For LGBT folk who grew up with him, George Michael was almost always essentially out anyway; only briefly during Wham!'s commercial peak did demands of the closet chafe against his music. Although contemporaries like Bronski Beat, Soft Cell's Marc Almond and Erasure's Andy Bell initially eclipsed him as forthright gay artists, Michael sustained his gifts and shared them with a mass audience who felt the pain of what it meant to be gay men living through the worst of the AIDS crisis, even if they couldn't understand it as such.
"Jesus to a Child," "You Have Been Loved" and much of the rest of Older are in their own way even more political than Michael's satirical material. So intimate that they irrevocably shook their composer's well-being, those elegies hurt like Nina Simone's best work does. To hear them is to bear witness to surviving a plague that killed off your lovers and comrades. No one can write and sing songs like that and remain forever steady.

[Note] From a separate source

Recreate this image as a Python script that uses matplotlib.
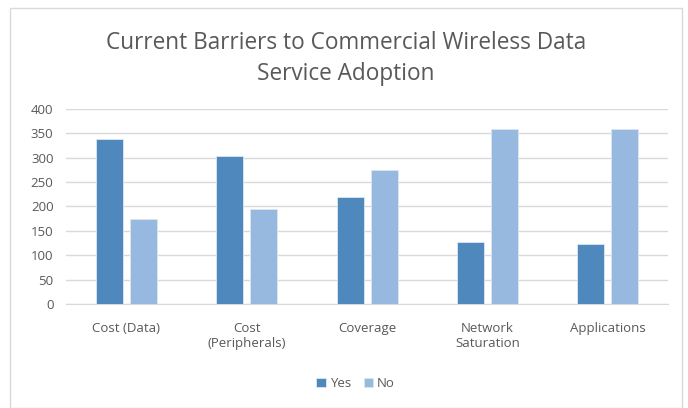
import matplotlib.pyplot as plt
import numpy as np
from matplotlib.patches import Rectangle

categories = ["Cost (Data)", "Cost\n(Peripherals)", "Coverage", "Network\nSaturation", "Applications"]
yes_values = [338, 303, 219, 127, 122]
no_values = [174, 194, 274, 358, 358]

plt.rcParams["font.family"] = ["Open Sans", "DejaVu Sans"]

fig = plt.figure(figsize=(6.88, 4.08), dpi=100)
ax = fig.add_axes([0.096, 0.255, 0.875, 0.478])

x = np.arange(len(categories))
width = 0.224
offset = 0.141
ax.bar(x - offset, yes_values, width, color="#4F88BD", edgecolor="#DCE6F2", linewidth=0.6, label="Yes", zorder=3)
ax.bar(x + offset, no_values, width, color="#97B8DF", edgecolor="#DCE6F2", linewidth=0.6, label="No", zorder=3)

ax.set_xlim(-0.5, len(categories) - 0.5)
ax.set_ylim(0, 400)
ax.set_yticks(range(0, 401, 50))
ax.set_xticks(x)
ax.set_xticklabels(categories)
ax.yaxis.grid(True, color="#D9D9D9", linewidth=1, zorder=0)
for side in ["top", "right", "left"]:
    ax.spines[side].set_visible(False)
ax.spines["bottom"].set_color("#D9D9D9")
ax.tick_params(axis="both", length=0, labelsize=9.5, colors="#595959")
ax.tick_params(axis="x", pad=13)
ax.tick_params(axis="y", pad=9)

fig.text(0.503, 0.857, "Current Barriers to Commercial Wireless Data\nService Adoption",
         ha="center", va="center", fontsize=16.3, color="#595959", linespacing=1.4)

fig.legend(loc="center", bbox_to_anchor=(0.517, 0.06), ncol=2, frameon=False,
           fontsize=9.5, handlelength=0.7, handleheight=0.7, handletextpad=0.3,
           columnspacing=1.0, labelcolor="#595959")

fig.patches.append(Rectangle((10 / 688, 0.0), 672 / 688, 1 - 8 / 408, transform=fig.transFigure,
                             fill=False, edgecolor="#D9D9D9", linewidth=1))

fig.savefig("out.png", dpi=100)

In the wake of his death, Freddie Mercury gained sainthood from the media that vilified him while he was alive, and the same is already coming true for George Michael. As a gay man who danced to the earliest Wham! singles, witnessed the New York stop on the duo's teen-intensive first tour, sang along at Madison Square Garden circa Faith, marveled at the commitment he summoned on the first U.S. date of his 1991 Cover to Cover Tour, and then returned for the triumphant second gig of what would be his final North American trek in 2008, I find that predictable treatment infuriating. But it's mixed with so many euphoric memories of Michael and his music right now that I barely have headspace to accommodate that rage.
Though he undoubtedly despaired in secret and his offstage willingness to embrace fleeting pleasures is well documented, he was steadfast when it came to his fans, and sang of love with a devotion that rivaled any father figure. He made good on our faith, as well as his.